Steven A. Ansell (born February 5, 1954) is an American violist whose career involves work as a chamber musician, solo artist, and orchestral musician. He is the principal violist with the Boston Symphony Orchestra, a position he has held since September 1996. Prior to his appointment, Ansell had already appeared with the orchestra as a guest soloist. He also teaches at the Boston University College of Fine Arts and is a member of the Boston Symphony Chamber Players. He is a founding member of the Muir String Quartet.

==Biography==
Ansell is a native of Seattle, Washington. He graduated from the Curtis Institute of Music at the age of 21. While at Curtis, Ansell studied with Michael Tree and Karen Tuttle. Immediately following graduation, Ansell was hired as a professor of viola at the University of Houston. He left the university two years later at the age of 23 to become assistant principal violist of the Pittsburgh Symphony Orchestra under André Previn.

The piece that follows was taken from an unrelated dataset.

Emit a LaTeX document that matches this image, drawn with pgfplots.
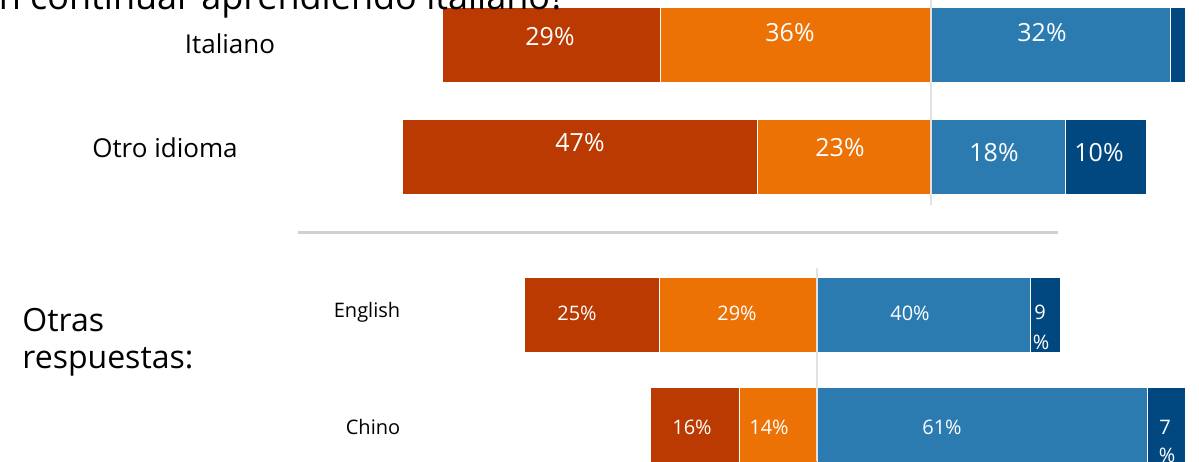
\documentclass[border=0pt]{standalone}
\usepackage{pgfplots}
\pgfplotsset{compat=1.18}
\usepackage{fontspec}
\setmainfont{Open Sans}
\definecolor{cRed}{HTML}{BA3A02}
\definecolor{cOrange}{HTML}{EC7206}
\definecolor{cBlue}{HTML}{2C7BB0}
\definecolor{cDark}{HTML}{024880}
\definecolor{cLine}{HTML}{E2E2E2}
\definecolor{cSep}{HTML}{D0D0D0}
\newcommand{\fs}[1]{\fontsize{#1}{#1}\selectfont}
\begin{document}
\begin{tikzpicture}
\clip (0,0) rectangle (599.5pt,-230.5pt);
\pgfplotsset{
  base/.style={scale only axis, width=599.5pt, height=230.5pt, at={(0,0)},
    anchor=north west, ymin=0, ymax=461, y dir=reverse, hide axis, clip=false},
  seg/.style={draw=white, line width=0.4pt, fill=#1},
  top/.style={base, xmin=-124, xmax=35.8667, xbar stacked, bar width=75},
  bot/.style={base, xmin=-150.738, xmax=70.480, xbar stacked, bar width=75},
}
% ---- top chart, negative side (Italiano y=45, Otro idioma y=157)
\begin{axis}[top]
\addplot[seg=cOrange] coordinates {(-36,45) (-23,157)};
\addplot[seg=cRed] coordinates {(-29,45) (-47.4,157)};
\end{axis}
% ---- top chart, positive side
\begin{axis}[top]
\addplot[seg=cBlue] coordinates {(32,45) (18,157)};
\addplot[seg=cDark] coordinates {(2,45) (10.8,157)};
\end{axis}
% ---- bottom chart, negative side (English y=315, Chino y=425)
\begin{axis}[bot]
\addplot[seg=cOrange] coordinates {(-29,315) (-14.4,425)};
\addplot[seg=cRed] coordinates {(-25,315) (-16.4,425)};
\end{axis}
% ---- bottom chart, positive side
\begin{axis}[bot]
\addplot[seg=cBlue] coordinates {(39.4,315) (61,425)};
\addplot[seg=cDark] coordinates {(5.5,315) (7,425)};
\end{axis}
% ---- overlay in pixel coordinates: lines and text
\begin{axis}[base, xmin=0, xmax=1199]
\addplot[draw=none] coordinates {(0,0)};
\draw[cLine, line width=1pt] (axis cs:930.5,0) -- (axis cs:930.5,205);
\draw[cLine, line width=1pt] (axis cs:816.5,268) -- (axis cs:816.5,461);
\draw[cSep, line width=1.5pt] (axis cs:298,232) -- (axis cs:1058,232);
\node[anchor=base east, inner sep=0, font=\fs{18}] at (axis cs:566,9) {en continuar aprendiendo italiano?};
\node[inner sep=0, font=\fs{13}] at (axis cs:230,44) {Italiano};
\node[inner sep=0, font=\fs{13}] at (axis cs:165,148) {Otro idioma};
\node[anchor=west, inner sep=0, font=\fs{16}] at (axis cs:22,320) {Otras};
\node[anchor=west, inner sep=0, font=\fs{16}] at (axis cs:22,362) {respuestas:};
\node[inner sep=0, font=\fs{10}] at (axis cs:367,312) {English};
\node[inner sep=0, font=\fs{10}] at (axis cs:373,427) {Chino};
\begin{scope}[every node/.style={inner sep=0, text=white, font=\fs{12.5}}]
\node at (axis cs:550,37) {29\%};
\node at (axis cs:790,33) {36\%};
\node at (axis cs:1042,33) {32\%};
\node at (axis cs:580,143) {47\%};
\node at (axis cs:840,148) {23\%};
\node at (axis cs:994,153) {18\%};
\node at (axis cs:1099,153) {10\%};
\end{scope}
\begin{scope}[every node/.style={inner sep=0, text=white, font=\fs{10}}]
\node at (axis cs:577,313) {25\%};
\node at (axis cs:737,313) {29\%};
\node at (axis cs:910,313) {40\%};
\node at (axis cs:1040,312) {9};
\node at (axis cs:1041,342) {\%};
\node at (axis cs:692,427) {16\%};
\node at (axis cs:769,427) {14\%};
\node at (axis cs:942,427) {61\%};
\node at (axis cs:1165,427) {7};
\node at (axis cs:1167,455) {\%};
\end{scope}
\end{axis}
\end{tikzpicture}
\end{document}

Ansell has appeared with chamber music organizations such as the Boston Chamber Music Society and the Concord Chamber Music Society. He also regularly tours with the Muir String Quartet, which he co-founded in 1979. In January 2011, Ansell and the Quartet performed with former U.S. Secretary of State and pianist Condoleezza Rice.

Ansell's solo appearances include Mozart's Sinfonia Concertante with Malcolm Lowe under the baton of André Previn; Berlioz's Harold in Italy with Emmanuel Krivine; Bruch's Concerto for Viola, Clarinet and Orchestra with Seiji Ozawa; and Strauss's Don Quixote with Mstislav Rostropovich. Ansell has also performed in concert with many other musicians and conductors like Yo-Yo Ma, Steven Isserlis, Rafael Frühbeck de Burgos, and Jian Wang. He is a contributing editor to the Chicago-based online string music company Ovation Press.

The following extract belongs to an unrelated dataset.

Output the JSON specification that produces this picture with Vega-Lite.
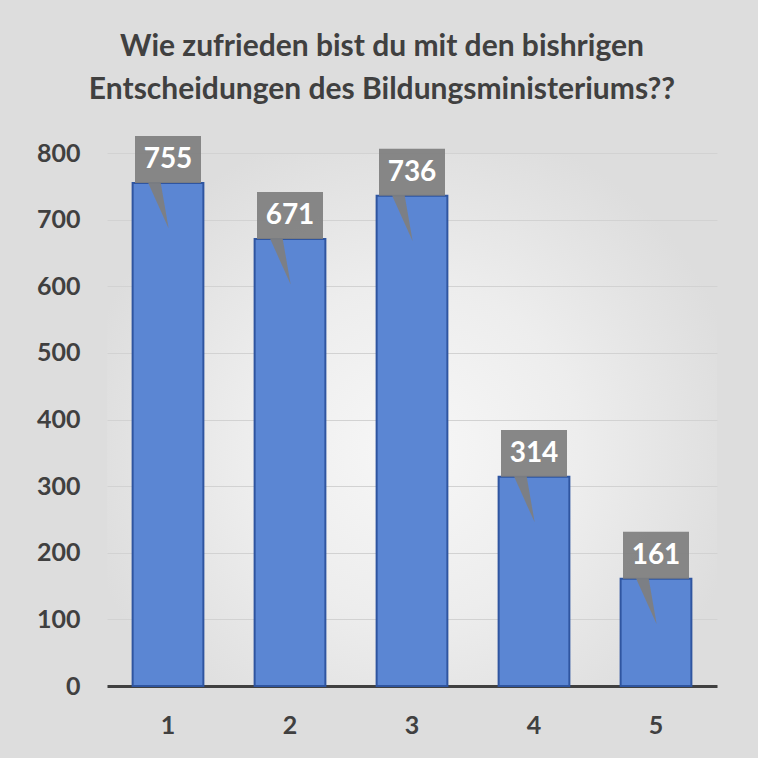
{
  "$schema": "https://vega.github.io/schema/vega-lite/v6.json",
  "width": 610,
  "height": 533,
  "autosize": "none",
  "padding": {"left": 107, "top": 153, "right": 41, "bottom": 72},
  "background": "#dddddd",
  "title": {
    "text": ["Wie zufrieden bist du mit den bishrigen", "Entscheidungen des Bildungsministeriums??"],
    "font": "Lato",
    "fontSize": 30,
    "fontWeight": "bold",
    "color": "#404040",
    "lineHeight": 43,
    "anchor": "middle",
    "dx": -30,
    "offset": 31
  },
  "config": {
    "view": {
      "stroke": null,
      "fill": {
        "gradient": "radial",
        "x1": 0.5, "y1": 0.55, "x2": 0.5, "y2": 0.55, "r1": 0, "r2": 0.55,
        "stops": [
          {"offset": 0, "color": "#f7f7f7"},
          {"offset": 0.5, "color": "#ededed"},
          {"offset": 1, "color": "#dddddd"}
        ]
      }
    }
  },
  "data": {
    "values": [
      {"kategorie": "1", "anzahl": 755},
      {"kategorie": "2", "anzahl": 671},
      {"kategorie": "3", "anzahl": 736},
      {"kategorie": "4", "anzahl": 314},
      {"kategorie": "5", "anzahl": 161}
    ]
  },
  "encoding": {
    "x": {
      "field": "kategorie",
      "type": "ordinal",
      "scale": {"paddingInner": 0.42, "paddingOuter": 0.21},
      "axis": {
        "title": null,
        "labelAngle": 0,
        "labelFont": "Lato",
        "labelFontSize": 25,
        "labelFontWeight": "bold",
        "labelColor": "#404040",
        "labelPadding": 27,
        "ticks": false,
        "domainColor": "#404040",
        "domainWidth": 3
      }
    },
    "y": {
      "field": "anzahl",
      "type": "quantitative",
      "scale": {"domain": [0, 800], "nice": false},
      "axis": {
        "title": null,
        "values": [0, 100, 200, 300, 400, 500, 600, 700, 800],
        "labelFont": "Lato",
        "labelFontSize": 25,
        "labelFontWeight": "bold",
        "labelColor": "#404040",
        "labelPadding": 27,
        "ticks": false,
        "domain": false,
        "gridColor": "#d2d2d2",
        "gridWidth": 1
      }
    }
  },
  "layer": [
    {
      "mark": {"type": "bar", "fill": "#5b86d3", "stroke": "#2f55a0", "strokeWidth": 2}
    },
    {
      "mark": {
        "type": "point",
        "shape": "M-1,-1.42L1,-1.42L1,0L-0.22,0L0.02,1.38L-0.6,0L-1,0Z",
        "size": 4356,
        "filled": true,
        "color": "#7f7f7f",
        "opacity": 0.93,
        "strokeWidth": 0
      }
    },
    {
      "mark": {
        "type": "text",
        "font": "Lato",
        "fontSize": 28,
        "fontWeight": "bold",
        "color": "#ffffff",
        "baseline": "middle",
        "dy": -23
      },
      "encoding": {"text": {"field": "anzahl", "type": "quantitative"}}
    }
  ]
}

Ansell has done solo work with many ensembles including Sinfonia Concertante, the Boston Classical Orchestra and the Boston Symphony Orchestra. He has also performed at music festivals such as Tanglewood Music Festival, Schleswig-Holstein Musik Festival, Marlboro Music Festival, Blossom Music Festival, Newport Music Festival, and Festival dei Due Mondi.